Before the 1910 Mexican Revolution that overthrew Porfirio Díaz, most of the land was owned by a single elite ruling class. Legally there was no slavery or serfdom; however, those with heavy debts, native wage workers, or peasants, were essentially debt-slaves to the landowners. A small percentage of rich landowners owned most of the country's farm land. With so many people brutally suppressed, revolts and revolution were common in Mexico. To relieve the Mexican peasant's plight and stabilize the country, various leaders tried different types of agrarian land reform.

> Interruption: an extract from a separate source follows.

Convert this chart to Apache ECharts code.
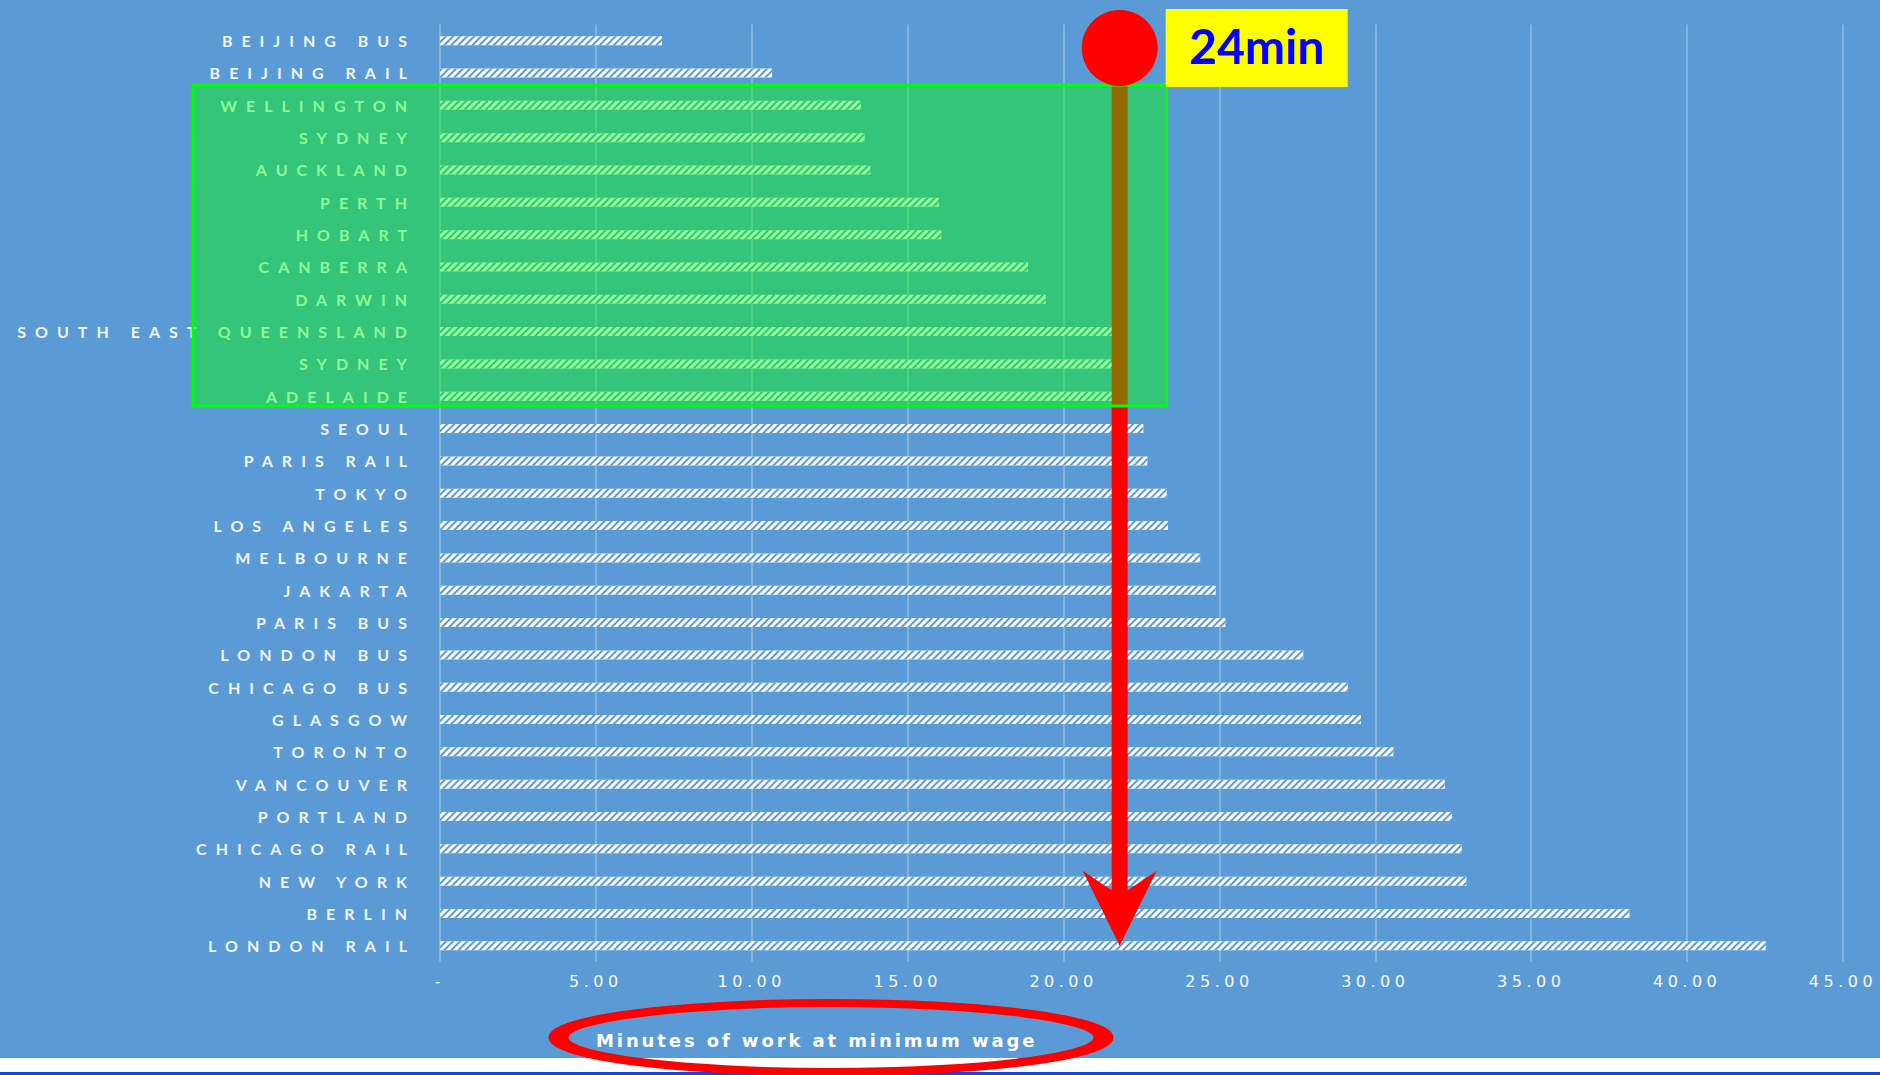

During the first five years of agrarian reform, very few hectares were evenly distributed.Land reform attempts by past leaders and governments proved futile, as the revolution from 1910-1920 had been a battle of dependent labor, capitalism, and industrial ownership. Fixing the Agrarian problem was a question of education, methods, and creating new social relationships through co-operative effort and government assistance. Initially the agrarian reform led to the development of many Ejidos for communal land use, while parceled ejidos emerged in the later years.

Land tenure in Mexico has over the long term seen the transfer of lands into the hands of private proprietors engaged in agricultural production for profit. But the social and economic problems that resulted from this concentration of ownership brought reformist solutions that attempted to reverse this trend. In the current era, there is a retreat from agrarian land reform and a return to consolidation of land holding of large enterprises.

The rich lands of central and southern Mexico were the home to dense, hierarchically organized, settled populations that produced agricultural surpluses, allowing the development of sectors that did not directly cultivate the soil. These populations lived in settlements and held land in common, although generally they worked individual plots. During the Aztec period, roughly 1450 to 1521, the Nahuas of central Mexico had names for civil categories of land, many of which persisted into the colonial era. There were special lands attached to the office of ruler (tlatoani) called tlatocatlalli; land devoted to the support of temples, tecpantlalli, but also private lands of the nobility, pillalli. Lands owned by the calpulli, the local kin-based social organization, were calpullalli. Most commoners held individual plots of land, often in scattered locations, which were worked by a family and rights passed to subsequent generations. A community member could lose those usufruct rights if they did not cultivate the land. A person could lose land as a result of gambling debts, a type of alienation from which the inference can be drawn that land was private property.